5 comments on “Singular Competence = Passion = Happiness
  • Love the Wehr line at the end. Basically, it’s the same list of things for which a baby might be crying. Which suggests that we might add “affection” to the list, and I do think its lack is sometimes the cause of people’s foul moods.

    On the whole I agree with the analysis as a contributing factor, but I think it should be put into the context of Mazlow’s hierarchy of needs.
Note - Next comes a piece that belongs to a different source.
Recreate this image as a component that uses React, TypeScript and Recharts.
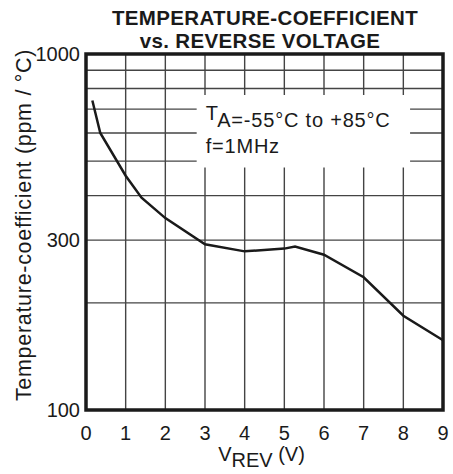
import React from "react";
import {
  LineChart,
  Line,
  XAxis,
  YAxis,
  CartesianGrid,
  ReferenceArea,
} from "recharts";

// Data
const reverseVoltage = [0.16, 0.36, 1.0, 1.4, 2.0, 3.0, 4.0, 5.0, 5.27, 6.0, 7.0, 8.0, 9.0];
const tempCoefficient = [740, 600, 455, 395, 346, 292, 279, 284, 288, 273, 236, 184, 157];

const xTicks = [0, 1, 2, 3, 4, 5, 6, 7, 8, 9];
const yTicks = [100, 200, 300, 400, 500, 600, 700, 800, 900, 1000];
const yLabeled = [100, 300, 1000];

const titleLines = ["TEMPERATURE-COEFFICIENT", "vs. REVERSE VOLTAGE"];
const noteLine1Main = "T";
const noteLine1Sub = "A=-55°C to +85°C";
const noteLine2 = "f=1MHz";
const yTitle = "Temperature-coefficient (ppm / °C)";

const data = reverseVoltage.map((v, i) => ({ v, tc: tempCoefficient[i] }));

const FONT = "'Liberation Sans', Arial, Helvetica, sans-serif";
const INK = "#1a1a1a";

export default function App() {
  return (
    <div
      style={{
        position: "absolute",
        left: 0,
        top: 0,
        width: 453,
        height: 474,
        background: "#fff",
        fontFamily: FONT,
      }}
    >
      <div
        style={{
          position: "absolute",
          left: 0,
          top: 0,
          width: 530,
          textAlign: "center",
          fontWeight: "bold",
          fontSize: 20.5,
          letterSpacing: 0.35,
          lineHeight: "23px",
          color: INK,
          paddingTop: 6,
        }}
      >
        <div>{titleLines[0]}</div>
        <div style={{ marginLeft: -10 }}>{titleLines[1]}</div>
      </div>
      <LineChart
        width={453}
        height={474}
        data={data}
        margin={{ top: 54, right: 10, bottom: 0, left: 0 }}
        style={{ position: "absolute", left: 0, top: 0 }}
      >
        <CartesianGrid stroke="#444" strokeWidth={1.4} ticks={yTicks} />
        <XAxis
          dataKey="v"
          type="number"
          domain={[0, 9]}
          ticks={xTicks}
          interval={0}
          height={64}
          axisLine={false}
          tickLine={false}
          tickSize={0}
          tickMargin={16}
          tick={{ fill: INK, fontSize: 20, fontFamily: FONT }}
          label={{
            content: (props: any) => {
              const vb = props.viewBox || {};
              const cx = (vb.x || 0) + (vb.width || 0) / 2 - 3;
              return (
                <text
                  x={cx}
                  y={461}
                  textAnchor="middle"
                  fill={INK}
                  fontSize={20}
                  fontFamily={FONT}
                >
                  <tspan>V</tspan>
                  <tspan dy={6}>REV</tspan>
                  <tspan dy={-6}> (V)</tspan>
                </text>
              );
            },
          }}
        />
        <YAxis
          type="number"
          scale="log"
          domain={[100, 1000]}
          ticks={yTicks}
          interval={0}
          allowDataOverflow
          width={86}
          axisLine={false}
          tickLine={false}
          tickSize={0}
          tickMargin={6}
          tickFormatter={(t: number) => (yLabeled.includes(t) ? String(t) : "")}
          tick={{ fill: INK, fontSize: 20, fontFamily: FONT }}
          label={{
            content: () => (
              <text
                transform="translate(31,225) rotate(-90)"
                textAnchor="middle"
                fill={INK}
                fontSize={21.5}
                letterSpacing={0.7}
                fontFamily={FONT}
              >
                {yTitle}
              </text>
            ),
          }}
        />
        <ReferenceArea
          x1={2.79}
          x2={8.17}
          y1={480}
          y2={767}
          fill="#fff"
          fillOpacity={1}
          stroke="none"
          ifOverflow="visible"
          label={{
            content: (props: any) => {
              const vb = props.viewBox || {};
              const x0 = (vb.x || 0) + 9;
              const y0 = vb.y || 0;
              return (
                <g>
                  <text
                    x={x0}
                    y={y0 + 32}
                    fill={INK}
                    fontSize={20}
                    letterSpacing={0.8}
                    fontFamily={FONT}
                  >
                    <tspan dy={-7}>{noteLine1Main}</tspan>
                    <tspan dy={7}>{noteLine1Sub}</tspan>
                  </text>
                  <text
                    x={x0}
                    y={y0 + 58}
                    fill={INK}
                    fontSize={20}
                    letterSpacing={0.8}
                    fontFamily={FONT}
                  >
                    {noteLine2}
                  </text>
                </g>
              );
            },
          }}
        />
        <ReferenceArea
          x1={0}
          x2={9}
          y1={100}
          y2={1000}
          fill="none"
          stroke={INK}
          strokeWidth={3.5}
          ifOverflow="visible"
        />
        <Line
          dataKey="tc"
          type="linear"
          stroke={INK}
          strokeWidth={2.5}
          dot={false}
          isAnimationActive={false}
        />
      </LineChart>
    </div>
  );
}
This is an analysis of self-actualization, but if we do not have prior needs met then the self-actualization will be hollow.

  • This notion is really a reworking of self-determination theory (SDT), which draws on 30 years of research to emphasize the importance of “competence” (the ability to create something of recognized value), “autonomy” (the endorsement of what you’re doing at the highest layers of your value system), and “relatedness” (the sense that you’re connected to other people’s lives).

    And of course, hard focus to get “so good they can’t ignore you” is almost always the foundation of these traits.

    The interesting question (in my opinion), is the importance of what you choose to pursue. The quote you included in your post emphasized the importance of liking what you do so you can tolerate the required hard work. The research picture, however, is a little more fuzzy, and seems to emphasize that feeling your choice of career was autonomous (i,e., you weren’t pressured into it by parents, societal expectations, etc.), is more important than your exact feelings about the work.

    And certainly, the search for a pre-existing feeling of passion about work before you have those SDT traits, is a fools errand!

  • Riffing on “perceived earned success”:

    This is why lottery winners are unhappy; while they have the trappings of success, they know they didn’t earn it.

    This is why overnight sensations struggle to stay on top, whereas those who struggled through a longer ascent often remain successful.

    This is why our culture of eliminating failure and doling out praise to everyone regardless of performance is so pernicious.

    Failure and feeling inadequate may be painful, but pain has a purpose. It tells you to try something else. Eliminating pain eliminates the prod to progress.

    (I later turned this comment into a blog post–as often seems to happen with your posts, Ben!)